Ta vie en l'air - Tberguig institutionnalisé

Par Fatym Layachi

Techniquement, c’est l’automne. Mais techniquement seulement. Parce que du point de vue vestimentaire tu es assez loin de tout concept de manteau. A midi, tu crèves de chaud et en fin de soirée tu te couvres à peine. Est-ce le réchauffement climatique, le dérèglement astral ou juste le monde qui va de travers ? Tu n’en sais rien mais tu sens bien qu’il y a quelque chose qui va de travers. Tu ne vas sûrement pas t’en plaindre. Tu ne te sens pas vraiment concernée par ces enjeux qui te dépassent. Toi, tu te contentes d’être ravie de pouvoir encore être en maillot au bord d’une piscine fin octobre. Et comme une bonne nouvelle n’arrive jamais seule, la petite sœur de Zee va se marier dans quelques mois. C’est joyeux. Mais ça aussi, c’est comme les saisons : c’est en théorie que c’est joyeux.

Pour l’instant, son projet de mariage est plus une galère qu’autre chose. Elle doit se procurer un certificat de célibat. Tu trouves le concept assez délirant. De quel droit un fonctionnaire, que tu imagines moustachu et bougon, peut-il prétendre connaître la situation de cette fille qu’il n’a jamais vue ? C’est absurde ! Tu te demandes si ça a véritablement du sens. Mais c’est comme ça. Et ici, il y a des choses qui sont comme ça. Toi, ce qui te fait halluciner c’est que dans le plus beau pays du monde, finalement, le tberguig est institutionnalisé. Zee doit accompagner sa sœur que cette galère stresse et Zee ne veut pas se retrouver seule avec sa sœur angoissée et angoissante. Te voilà donc, avec elles, prêtes à affronter l’administration, ses méandres et son potentiel de surréalisme. La jolie fiancée a l’air complètement paniquée. Elle se rêve princesse d’un jour. Elle s’imagine belle et immaculée dans un somptueux caftan vert. Elle passe ses journées sur Pinterest à choisir des coiffures. Mais en attendant, elle est là à errer dans une administration aux murs défraichis. Ce n’est pas vraiment le glamour qu’elle imaginait le jour où elle a dit “oui”. Il faut d’abord trouver à quel bureau s’adresser. Là non plus ce n’est pas simple. Vous finissez par identifier le bon bureau mais vous n’avez pas les bons documents. Il faut faire remplir des formulaires par vos témoins. Tu demandes à la dame face à vous où trouver ces formulaires. Elle vous répond de manière très naturelle qu’il faut les récupérer dans la boutique de photocopies qui se trouve à cinquante mètres. Vous faites semblant de trouver ça logique. Et puis, surtout, vous faites semblant de savoir qu’il vous fallait deux témoins.
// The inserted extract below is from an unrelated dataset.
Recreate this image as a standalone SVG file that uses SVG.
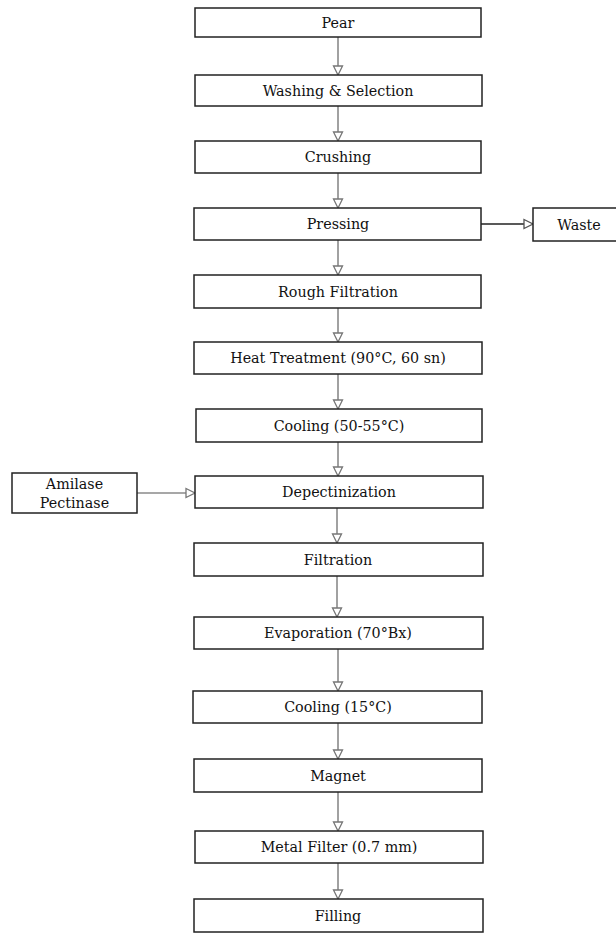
<svg xmlns="http://www.w3.org/2000/svg" width="616" height="934" viewBox="0 0 616 934">
<style>
.box{fill:#fff;stroke:#222;stroke-width:1.5}
.t{font-family:"DejaVu Serif","Liberation Serif",serif;font-size:14.3px;fill:#111;text-anchor:middle;dominant-baseline:central}
.c{stroke:#8a8a8a;stroke-width:1.6;fill:none;marker-end:url(#ah)}
.cd{stroke:#222;stroke-width:1.4;fill:none;marker-end:url(#ahd)}
</style>
<defs>
<marker id="ah" markerUnits="userSpaceOnUse" markerWidth="12" markerHeight="12" viewBox="0 0 12 12" refX="10" refY="6" orient="auto">
<path d="M1,1.5 L10,6 L1,10.5 Z" fill="#fff" stroke="#777" stroke-width="1.3"/>
</marker>
<marker id="ahd" markerUnits="userSpaceOnUse" markerWidth="12" markerHeight="12" viewBox="0 0 12 12" refX="10" refY="6" orient="auto">
<path d="M1,1.5 L10,6 L1,10.5 Z" fill="#fff" stroke="#555" stroke-width="1.3"/>
</marker>
</defs>
<g id="connectors">
<line class="c" x1="338" y1="37" x2="338" y2="75"/>
<line class="c" x1="338" y1="106" x2="338" y2="141"/>
<line class="c" x1="338" y1="173" x2="338" y2="208"/>
<line class="c" x1="338" y1="240" x2="338" y2="275"/>
<line class="c" x1="338" y1="308" x2="338" y2="342"/>
<line class="c" x1="338" y1="374" x2="338" y2="409"/>
<line class="c" x1="338" y1="442" x2="338" y2="476"/>
<line class="c" x1="337" y1="508" x2="337" y2="543"/>
<line class="c" x1="337" y1="576" x2="337" y2="617"/>
<line class="c" x1="338" y1="649" x2="338" y2="691"/>
<line class="c" x1="338" y1="723" x2="338" y2="759"/>
<line class="c" x1="338" y1="792" x2="338" y2="831"/>
<line class="c" x1="338" y1="863" x2="338" y2="899"/>
<line class="cd" x1="481" y1="224" x2="533" y2="224"/>
<line class="c" x1="137" y1="493" x2="195" y2="493"/>
</g>
<g id="pear"><rect class="box" x="195" y="8" width="286" height="29"/><text class="t" x="338" y="22.5">Pear</text></g>
<g id="washing"><rect class="box" x="195" y="75" width="287" height="31"/><text class="t" x="338" y="90.5">Washing &amp; Selection</text></g>
<g id="crushing"><rect class="box" x="195" y="141" width="286" height="32"/><text class="t" x="338" y="157">Crushing</text></g>
<g id="pressing"><rect class="box" x="194" y="208" width="287" height="32"/><text class="t" x="338" y="224">Pressing</text></g>
<g id="waste"><rect class="box" x="533" y="208" width="86" height="33"/><text class="t" x="579" y="224.5">Waste</text></g>
<g id="rough"><rect class="box" x="194" y="275" width="287" height="33"/><text class="t" x="338" y="291.5">Rough Filtration</text></g>
<g id="heat"><rect class="box" x="194" y="342" width="288" height="32"/><text class="t" x="338" y="358">Heat Treatment (90°C, 60 sn)</text></g>
<g id="cooling1"><rect class="box" x="196" y="409" width="286" height="33"/><text class="t" x="339" y="425.5">Cooling (50-55°C)</text></g>
<g id="amilase"><rect class="box" x="12" y="473" width="125" height="40"/><text class="t" x="74.5" y="483.5">Amilase</text><text class="t" x="74.5" y="502.5">Pectinase</text></g>
<g id="depectinization"><rect class="box" x="195" y="476" width="288" height="32"/><text class="t" x="339" y="492">Depectinization</text></g>
<g id="filtration"><rect class="box" x="194" y="543" width="289" height="33"/><text class="t" x="338" y="559.5">Filtration</text></g>
<g id="evaporation"><rect class="box" x="194" y="617" width="289" height="32"/><text class="t" x="338" y="633">Evaporation (70°Bx)</text></g>
<g id="cooling2"><rect class="box" x="193" y="691" width="289" height="32"/><text class="t" x="338" y="707">Cooling (15°C)</text></g>
<g id="magnet"><rect class="box" x="194" y="759" width="288" height="33"/><text class="t" x="338" y="775.5">Magnet</text></g>
<g id="metalfilter"><rect class="box" x="195" y="831" width="288" height="32"/><text class="t" x="339" y="847">Metal Filter (0.7 mm)</text></g>
<g id="filling"><rect class="box" x="194" y="899" width="289" height="33"/><text class="t" x="338" y="915.5">Filling</text></g>
</svg>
Deux témoins pour attester du célibat de la demoiselle donc. La bonne foi de l’intéressée ne suffit pas. Là encore c’est le tberguig qui prévaut. C’est quand même dingue ! Ici, on ne croit pas les dires d’une personne, on attend que le voisin confirme. La pauvre fille qui rêvait de tyafer pleins de cadeaux, de chocolats, se retrouve à appeler le jardinier de ses parents pour qu’il lui signe ce papier. C’est tout même un comble ! Lui qui l’a vue ramener tous ses mecs en cachette. Il vous reste à trouver une deuxième personne. La sœur de Zee est au bord de la crise de nerfs. Elle panique de plus en plus et ça se voit. Un monsieur certes moustachu mais absolument pas bougon vient vous demander ce qu’il se passe. Il vous rassure et vous assure qu’il va vous aider à trouver une solution. Une de ses collègues, dodue et souriante, signe le deuxième formulaire. C’est totalement surréaliste quand on y réfléchit. Mais s’il y a bien une chose qui t’a surprise plus que tout le reste, c’est la gentillesse de tous ces anonymes et ça te rend encore plus triste. Tu te dis qu’il ne faut pas grand-chose pour que ce pays fonctionne de manière moins scabreuse. Peut-être que réformer un peu les lois et les procé- dures administratives y contribuerait.